Lionel Shriver is author of We Need To Talk About Kevin and ten other novels. She has lived much of her life outside the United States—in Kenya, Thailand, and now, Britain.

Her annual trips home to New York have become a way of measuring America’s decline. When she drives the Brooklyn-Queens Expressway, she sees what was once a serviceable highway now “completely rusted out.” The repairs “look as if they’re made with plywood.”

“You see this all over the United States,” says Shriver. “For visitors it’s quite a shock. Since I only go back every summer, I see this in juddering increments.”

Over time, Shriver has come to a stark conclusion about her homeland: “The United States is failing—and failing big time.”

There’s plenty of evidence to support that. The Pentagon recently commissioned a report on the nation’s defense-industrial preparedness—essentially, a compendium of the companies manufacturing key materials for the military.

Of the nineteen most critical industries servicing the US military, American companies led in all categories in the early 1990s. It now leads in just four of those categories.

That damning statistic was cited by Edward Luce, a Washington-based columnist with Financial Times, in his book called Time To Start Thinking: America and the Specter of Decline. (The US version subs the softer Descent for Decline.)

Luce spent time at the National Defence University, quizzing the kind of military people who he believes will be running the Pentagon a decade from now. He describes them as “panicked” about the disappearance of America’s manufacturing strength.

“They completely depart from Republican Party orthodoxy by saying that the first thing we must do is withdraw from the world,” says Luce. These officer-scholars believe that military strength “is based on economic strength.”

And so they have concluded that the Pentagon needs to slash its budget, freeing up public money for the domestic economy—primarily, education and infrastructure.

That may or may not be a solution. But will it see the light of day in the current political climate? Could such fundamental rethinking be adopted in today’s Washington? Luce doesn’t think so—and nor does Lionel Shriver. They think the country is too polarized.

For someone like Shriver who lives abroad, the gradual tribalization of political America into red and blue appears anything but gradual. It seems not just sudden but difficult to reverse.

Shriver recalls going to a party outside New York on one her recent trips back from Britain.

“Everyone agreed with everyone,” says Shriver.

“I had a conversation or two in which I indicated that I supported the Conservative Party in the UK, that was of course the wrong word.”

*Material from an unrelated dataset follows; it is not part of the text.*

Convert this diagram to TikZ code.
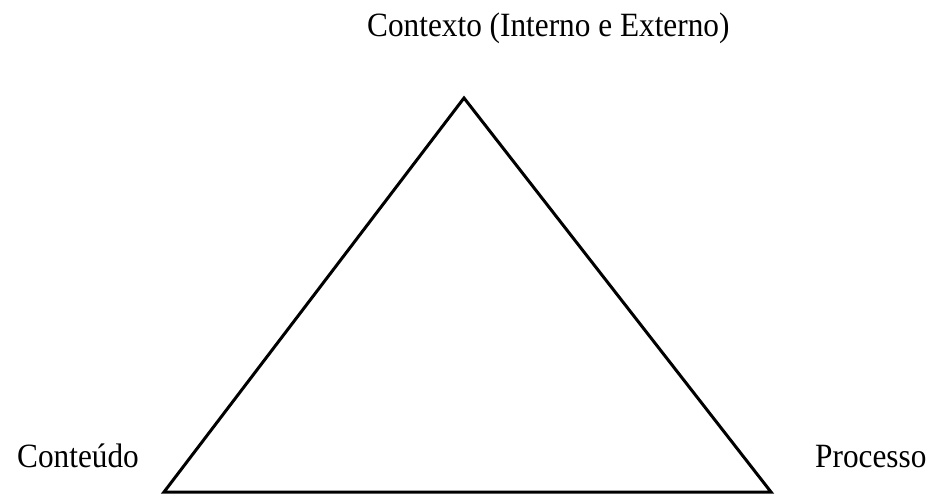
\documentclass[tikz,border=0pt]{standalone}
\usepackage{fontspec}
\usepackage{graphicx}
\setmainfont{Liberation Serif}
\newcommand{\narrowtxt}[1]{\scalebox{0.92}[1]{#1}}
\begin{document}
\begin{tikzpicture}[x=1pt,y=-1pt,
  lbl/.style={inner sep=0pt,anchor=base west,font=\fontsize{34}{40}\selectfont},
  edge/.style={line width=3pt,line join=miter}]
\useasboundingbox[fill=white] (0,0) rectangle (928,495);
\coordinate (top) at (464,98);
\coordinate (left) at (164,492);
\coordinate (right) at (771,492);
\draw[edge] (top) -- (left) -- (right) -- cycle;
\node[lbl] (ctx) at (367,37) {\narrowtxt{Contexto (Interno e Externo)}};
\node[lbl] (cont) at (17,467) {\narrowtxt{Conteúdo}};
\node[lbl] (proc) at (815,467) {\narrowtxt{Processo}};
\end{tikzpicture}
\end{document}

She says that made her a pariah. She calls this new-found tribalism, “political apartheid.”

“If you go to a party in the New York area you know that they’re all going to be Democrats. And if you open your mouth and say something that seems faintly Republican or even mildly pleasant about the other side, you’ll shock everyone,” says Shriver. “They will physically pull away from you.”

Writ large, that isn’t a great recipe for solving the country’s problems.

There’s plenty of despair in Shriver’s words—Luce’s too. It may be that they are chroniclers of America’s decline. But they are also passionate chroniclers, who believe that the country can yet learn from its missteps.